ところで昨年の9月に、ポーランド広報文化センターから依頼を受けて東京の3331 Arts Chiyodaというアート・ギャラリーで「ポーランドのジャズとCDデザイン」という内容の講演をしてきました。ポーランドはデザインのセンスが優れている国としても有名なんですよ。講演では写真がきれいなもの、かわいいイラストが描かれているもの、文字だけのデザインがスタイリッシュな「もじもじ系」などいろんなタイプに勝手に分けてスライドをお見せしつつご紹介したのですが、何十枚ものCDを実際に持って行ったら、講演終わった後にそれを写真に撮りたい、触ってみたいというお客様がどっと押し寄せたんです。
講演内でも紹介し、大きな反応があった作品です。デザインも音楽もみんな口々に良いとほめてくれました。
若手世代の代表的なミュージシャン、天才クラリネット奏者ヴァツワフ・ジンペルの『Lines』です。
ちなみにオラシオの2016ベスト選出作品でもあります
先に「ジャケ買いはレコード派が大半」と書きましたが、レコードっていかにも「趣味的」なんですよね。がっつりホビーとして入れ込まないと買わないし部屋に飾らないと言いますか。CDだともっと「手軽なインテリア感覚」で部屋にたくさん飾れますし、置く場所もとらないですよね。今はデジパックというジャケット形式が盛んで、よりデザイン性が高まっているということもあると思います。インテリア感覚で購入して、音楽も良いんだからすごくお得!って広め方、けっこう可能性があるなあと感じた出来事でした。
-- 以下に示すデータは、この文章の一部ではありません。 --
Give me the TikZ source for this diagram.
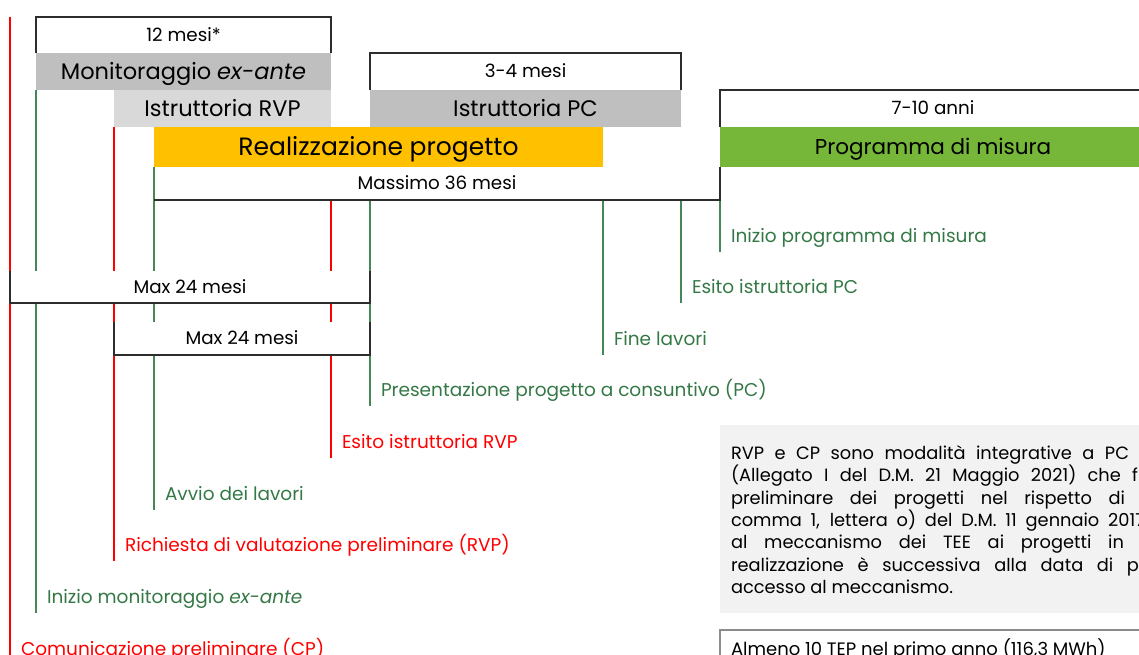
\documentclass[tikz,border=0pt]{standalone}
\usepackage{fontspec}
\setmainfont{Poppins}
\definecolor{gtext}{RGB}{52,120,70}
\definecolor{gline}{RGB}{70,135,88}
\definecolor{rline}{RGB}{255,0,0}
\definecolor{gbar}{RGB}{191,191,191}
\definecolor{lgbar}{RGB}{217,217,217}
\definecolor{yel}{RGB}{255,192,0}
\definecolor{pgreen}{RGB}{118,182,56}
\definecolor{notebg}{RGB}{242,242,242}
\definecolor{frm}{RGB}{45,45,45}
\definecolor{abox}{RGB}{140,140,140}
\newcommand\lblfont{\fontsize{18.5}{22}\selectfont}
\newcommand\hdrfont{\fontsize{18.3}{22}\selectfont}
\newcommand\notefont{\fontsize{17.8}{22}\selectfont}
\newcommand\barfont{\fontsize{22.5}{26}\selectfont}
\tikzset{
  bar/.style={anchor=north west, inner sep=0pt, outer sep=0pt, draw=none, font=\hdrfont, text=black},
  capc/.style={text height=#1, text depth=0pt},
  lbl/.style={anchor=base west, inner sep=0pt, outer sep=0pt, font=\lblfont},
  glbl/.style={lbl, text=gtext},
  rlbl/.style={lbl, text=rline},
  gl/.style={draw=gline, line width=1.3pt},
  rl/.style={draw=rline, line width=1.3pt},
  frame/.style={draw=frm, line width=1.5pt},
  ntxt/.style={anchor=base west, inner sep=0pt, outer sep=0pt, font=\notefont, text=black}
}
\begin{document}
\begin{tikzpicture}[x=1pt,y=-1pt]
\useasboundingbox (0,0) rectangle (1139,655);
\clip (0,0) rectangle (1139,655);

% bars
\node[bar, capc=15.8pt, fill=gbar, minimum width=295pt, minimum height=37pt, font=\barfont] (mon) at (36,53) {Monitoraggio \textit{ex-ante}};
\node[bar, capc=15.8pt, fill=lgbar, minimum width=217pt, minimum height=37pt, font=\barfont] (rvp) at (114,90) {Istruttoria RVP};
\node[bar, capc=17.5pt, fill=yel, minimum width=449pt, minimum height=40pt, font=\fontsize{25}{28}\selectfont] (real) at (154,127) {Realizzazione progetto};
\node[bar, capc=15.8pt, fill=gbar, minimum width=311pt, minimum height=37pt, font=\barfont] (ipc) at (370,90) {Istruttoria PC};
\node[bar, capc=15pt, fill=pgreen, minimum width=426pt, minimum height=40pt, font=\fontsize{21.5}{25}\selectfont] (prog) at (720,127) {Programma di misura};

% duration headers
\node[bar, capc=12.8pt, minimum width=295pt, minimum height=36pt] (m12) at (36,17) {12 mesi*};
\node[bar, capc=12.8pt, minimum width=311pt, minimum height=37pt] (m34) at (370,53) {3-4 mesi};
\node[bar, capc=12.8pt, minimum width=426pt, minimum height=37pt] (m710) at (720,90) {7-10 anni};
\node[bar, capc=12.8pt, minimum width=566pt, minimum height=33pt] (m36) at (154,167) {Massimo 36 mesi};

% line ends
\coordinate (e10) at (10,670);
\coordinate (e36) at (36,613);
\coordinate (e114) at (114,561);
\coordinate (e154) at (154,510);
\coordinate (e331) at (331,458);
\coordinate (e370) at (370,406);
\coordinate (e603) at (603,355);
\coordinate (e681) at (681,303);
\coordinate (e720) at (720,252);

% milestone lines
\draw[rl] (m12.north -| e10) -- (e10);
\draw[gl] (mon.south west) -- (e36);
\draw[rl] (rvp.south west) -- (e114);
\draw[gl] (real.south west) -- (e154);
\draw[rl] (m36.south -| e331) -- (e331);
\draw[gl] (m36.south -| e370) -- (e370);
\draw[gl] (m36.south -| e603) -- (e603);
\draw[gl] (m36.south -| e681) -- (e681);
\draw[gl] (m36.south -| e720) -- (e720);

% milestone labels
\node[glbl] (t720) at (731,242) {Inizio programma di misura};
\node[glbl] (t681) at (692,293) {Esito istruttoria PC};
\node[glbl] (t603) at (614,345) {Fine lavori};
\node[glbl] (t370) at (381,396) {Presentazione progetto a consuntivo (PC)};
\node[rlbl] (t331) at (342,448) {Esito istruttoria RVP};
\node[glbl] (t154) at (165,500) {Avvio dei lavori};
\node[rlbl] (t114) at (125,551) {Richiesta di valutazione preliminare (RVP)};
\node[glbl] (t36) at (47,603) {Inizio monitoraggio \textit{ex-ante}};
\node[rlbl] (t10) at (21,655) {Comunicazione preliminare (CP)};

% max 24 brackets (cover lines)
\node[bar, capc=12.8pt, fill=white, minimum width=360pt, minimum height=32pt] (mx1) at (10,271) {Max 24 mesi};
\node[bar, capc=12.8pt, fill=white, minimum width=256pt, minimum height=33pt] (mx2) at (114,322) {Max 24 mesi};

% frames
\draw[frame] (m12.south west) -- (m12.north west) -- (m12.north east) -- (m12.south east);
\draw[frame] (m34.south west) -- (m34.north west) -- (m34.north east) -- (m34.south east);
\draw[frame] (m710.south west) -- (m710.north west) -- (m710.north east);
\draw[frame] (m36.south west) -- (m36.south east) -- (m36.north east);
\draw[frame] (mx1.north west) -- (mx1.south west) -- (mx1.south east) -- (mx1.north east);
\draw[frame] (mx2.north west) -- (mx2.south west) -- (mx2.south east) -- (mx2.north east);

% note
\node[bar, fill=notebg, minimum width=430pt, minimum height=188pt] (note) at (720,425) {};
\node[ntxt] (n1) at (731,459) {\makebox[398pt][s]{RVP e CP sono modalità integrative a PC}};
\node[ntxt] (n2) at (731,481.5) {\makebox[407pt][s]{(Allegato I del D.M. 21 Maggio 2021) che f}};
\node[ntxt] (n3) at (731,504) {\makebox[394pt][s]{preliminare dei progetti nel rispetto di}};
\node[ntxt] (n4) at (731,526) {\makebox[414pt][s]{comma 1, lettera o) del D.M. 11 gennaio 2017}};
\node[ntxt] (n5) at (731,548.5) {\makebox[393pt][s]{al meccanismo dei TEE ai progetti in}};
\node[ntxt] (n6) at (731,571) {\makebox[408pt][s]{realizzazione è successiva alla data di p}};
\node[ntxt] (n7) at (731,593) {accesso al meccanismo.};

% almeno box
\node[bar, draw=abox, line width=1.2pt, minimum width=430pt, minimum height=40pt] (alm) at (720,630) {};
\node[ntxt, font=\fontsize{18}{22}\selectfont] (at) at (731,655) {Almeno 10 TEP nel primo anno (116,3 MWh)};
\end{tikzpicture}
\end{document}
さて、このままではいつまで経ってもリンゴの話に行けません(笑)。ジャケ買い流派の「美女ジャケ」「猫ジャケ」「美しい写真ジャケ」などと同じように、自分が「リンゴジャケ」好きだと想定してみましょう。とにかくリンゴが写真でもイラストでもいいからジャケにあれば買うというマイ・ルールも、けっこう面白いかもですね。というわけでちょっと探してみましょうか・・・・。ちなみに、椎名林檎さんがジャケに写っているのはなしですよ(笑)。でもググってみたら林檎さんしか引っかかって来ませんけどね。
例えばこれなんかどうでしょう。かつてエリック・クラプトン、レッド・ツェッペリンのジミー・ペイジとともに「3大ロック・ギタリスト」と言われたギターキッズの神ジェフ・ベック(・グループ)の『ベック・オラ』。スター・シンガーのロッド・スチュワートや、ベースでローリング・ストーンズのロン・ウッドが参加しています。この青リンゴの絵は、ルネ・マグリットの作品です。
こういうのもありました。フュージョン・レジェンドのひとり、サックス奏者トム・スコットのライヴ盤『アップル・ジュース』。スティーヴ・ガッド、マーカス・ミラー、リチャード・ティーといったフュージョンのスター・プレイヤーたちによる鉄壁のファンキー・サウンドです。
こちらは日本にも数多く来日しているジャズ・ベーシスト、ロン・カーターやピアニストのローランド・ハナらが結成したニューヨーク・ジャズ・クアルテットの日本でのライヴ録音です。曲はロンの名曲として知られる幻想的なワルツ「リトル・ワルツ」。
日本のミュージシャンだと、こんなのがありました。マルチプレイヤー・シンガーソングライターの大橋トリオ『りんごの木/宇宙からやってきたにゃんぼー』。CDシングルも、CD+DVDアルバムも同じジャケのようです。
最後に、変わり種いっときましょう。イギリスの有名なハードロック・バンド、ホワイトスネイクの初期作『カム・アンド・ゲット・イット』です。リンゴの中に蛇がいるイラストが印象的ですね。
ジャケ買いの面白さは、音楽の内容とは関係のないこだわりを作ることで、逆に新しい音楽との出合いが生まれることです。普通、音楽は音の内容で判断して買うものですが、ジャケ買いのおかげで、ジャケがなければ絶対に手を出さなかったであろう音楽が聴けるかもしれないのです。もし今から「ジャケ買い」を開始してみようと思った方は、ぜひ「リンゴジャケ」しばり、どうでしょうか。
首尾よくリンゴジャケの良いものを購入した帰りには、リンゴそのものを買って帰るのもお忘れなく。リンゴを食べながらリンゴジャケを眺め、そのジャケットに包まれていた音楽を聴く。なんと豊かな、文化的な時間でしょう。